Gabriel Garcia Marquez e a Revolução
As
reportagens de Gabriel García Márquez na "maior aldeia do mundo"
O escritor colombiano Gabriel García
Márquez, que morreu esta quinta-feira na Cidade do México, escreveu três
reportagens sobre a revolução em Portugal em 1975, descrevendo que os
portugueses andavam tão contentes com a liberdade que "deixaram de respeitar
os semáforos".
As reportagens foram publicadas em Julho de 1975 na revista Alternativa,
um semanário fundado por si e por um grupo de intelectuais de esquerda, em
Bogotá, e resultaram de uma visita a Lisboa, que começou a 1 de Junho.
"Portugal
está condenado a sentar-se de sapatos rotos e casaco remendado na mesa dos mais
ricos do mundo", escreveu García Márquez, ainda o debate sobre a adesão à
então Comunidade Económica Europeia era incipiente no país.
Na
capital portuguesa, que descreveu a um amigo como "a maior aldeia do
Mundo", falou com políticos, militares, almoçou e jantou com escritores
portugueses - como o então general Otelo Saraiva de Carvalho, Vasco Gonçalves,
os escritores José Saramago, então director adjunto do DN, José Cardoso Pires
ou Maria Velho da Costa.
"Foi
uma breve, mas intensa semana em que tive ocasião de conversar com ministros e
operários, com escritores incrédulos e comerciantes assustados, com dirigentes
inseguros e com militares seguros do seu poder e com nenhum bispo",
escreveu na reportagem intitulada Portugal, território livre da Europa o escritor que viria a ser Nobel da
Literatura de 1982.
De
Vasco Gonçalves, o coronel que era primeiro-ministro, mas não se sabia "de
ciência certa" se era comunista, García Márquez guardou a imagem de
"um homem muito humano e austero" que, quando falou com ele, já não
dormia há 24 horas e queria "conduzir Portugal para um socialismo
democrático sem compromissos com os blocos".
De
Melo Antunes, o ideólogo dos moderados e então ministro dos Negócios
Estrangeiros, recordou como "um fumador nervoso" que "passa de
uma conversa política para uma discussão sobre literatura".
Das
ruas, García Márquez descreve um país a viver "num bulício", a nível
político, social, cultural e também nos costumes.
"Nos
restaurantes caros, onde os mariscos são exibidos como jóias nas montras, os
burgueses em retrocesso desancam verbalmente os comunistas. (...) Nos
restaurantes populares, os empregados perguntam se deve receber gorjeta",
afirmou.
O
autor de Cem anos de Solidão fez a descrição do ambiente de Lisboa,
onde "toda a gente fala e ninguém dorme", onde há ministros que
marcam reuniões para a madrugada.
Depois
de décadas de uma "ditadura medieval", Gabo anotou também uma
explosão de erotismo na sociedade portuguesa em 1975.
"O
erotismo invadiu os cinemas, os quiosques de jornais, fazendo com que milhares
de espanhóis atravessem ao fim de semana a fronteira para poderem ver o filme
mais proibido em Madrid, O Último Tango em Paris",
segundo escreveu na revista Alternativa.
Mas o
país vivia uma revolução e García Márquez, amigo do líder cubano, Fidel Castro,
tinha um olhar optimista sobre a Revolução dos Cravos.
É
assim que o escritor termina a terceira e última reportagem sobre Portugal com
a convicção de que os militares do Movimento das Forças Armadas (MFA)

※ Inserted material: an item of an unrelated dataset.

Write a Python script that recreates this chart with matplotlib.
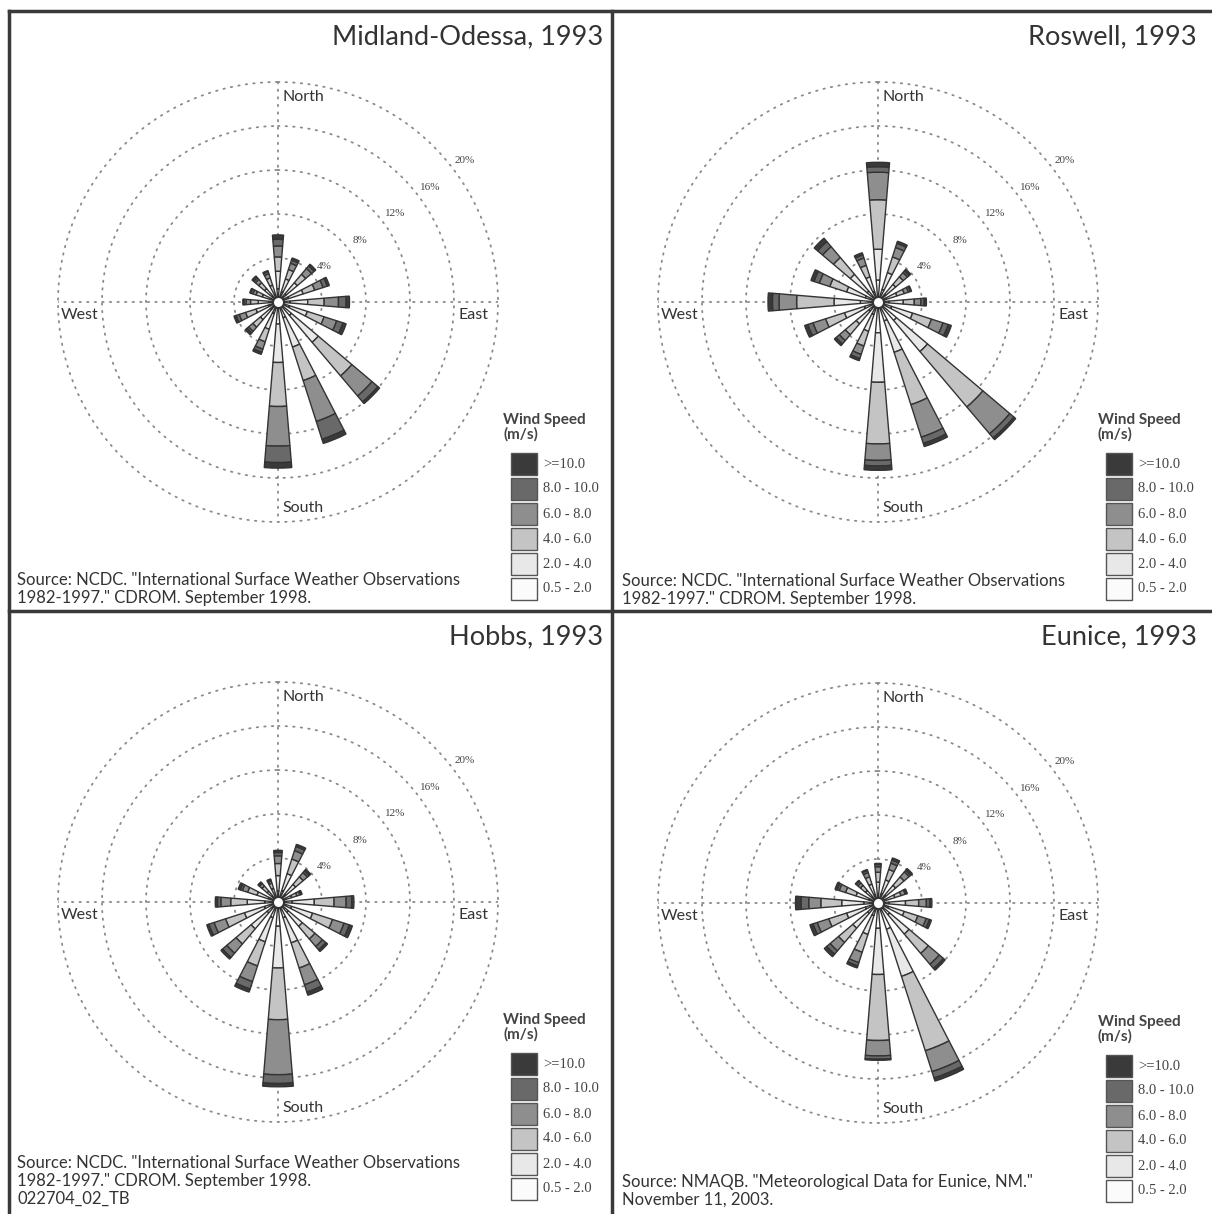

conseguirão "inventar esse socialismo à portuguesa".
"O
desafio é enorme, mas estou convencido, modestamente, que vão
consegui-lo", concluiu.
Otelo
Saraiva de Carvalho também recordou à Lusa o escritor Gabriel García Márquez
como “um repórter apaixonado pela situação que se vivia em Portugal” com a
revolução do 25 de Abril. “A revolução portuguesa, nos moldes em que foi feita,
pelo facto de terem sido militares de postos intermédios do Exército, Força
Aérea e Armada a fazer uma revolução com um cunho, inicialmente, pelo menos, de
carácter socialista” despertou em Gabriel García Márquez um “interesse enorme”,
recorda o militar que coordenou o Movimento das Forças Armadas em 1974.“Gostei
bastante da forma como fez a descrição da Revolução dos Cravos.”, disse. “Não
só o que escreveu, mas sobretudo a forma como escreveu” salienta.
“Politicamente foi um homem que sempre teve uma paixão intensa por processos revolucionários que pudessem fazer singrar a humanidade em termos de vida política, de acesso dos trabalhadores ao poder e à participação da vida política activa do país”, adiantou.